You can wiggle them up onto shore in tiny spots that you’d have trouble landing a bigger boat. You do have to pick your day though—these are fair-weather boats only. So July 29th dawned fair and wind-still, and it was a perfect day to take them out to survey Castle Island. The island doesn’t have a beach that we could run our boats up on, so we had to ease our boats up onto seaweed-covered rocks that border the island’s steep cliffs (and were thankful for the kayaks’ shallow draft as a result).
We certainly found evidence for a fort on Castle Island, represented by earthworks and a small stone wall. We then paddled over to some nearby islands and found another site as well. It may have an older occupation (though I don’t know if it’s French), and safe to say with all the beaches and surrounding islands, there’s still a lot of work to do in this part of Newfoundland.
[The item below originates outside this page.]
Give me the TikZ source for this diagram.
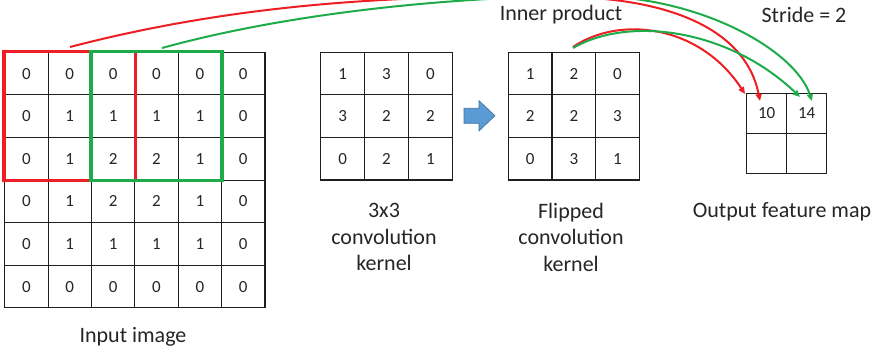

I wrote this about twelve hours after arriving home from the field, so I can’t tell you much about the artifacts or get into details about the analysis… because I still have to wash, label, and catalogue the artifacts yet. But, I can tell you that we had a great field season, and I’m very grateful to all the people who helped make it happen. Many thanks to the Provincial Archaeology Office for providing crucial funding, Dr. Lisa Rankin for accommodating my fieldwork plans, Charlie and Elizabeth Lake for the cabin rental and for their interest in the project, and John Murphy for the ride to Oderin. Enormous thanks also go to my husband Marc Bolli, the energetic volunteer on this project, who never failed to be enthusiastic, and Jasper our amazing archaeology field dog. And now I need to stop typing, finish cleaning the dirt off of the artifacts (and off myself, frankly), and get back to work on those artifacts. Hopefully, I can go back to Oderin and its surrounding islands next year!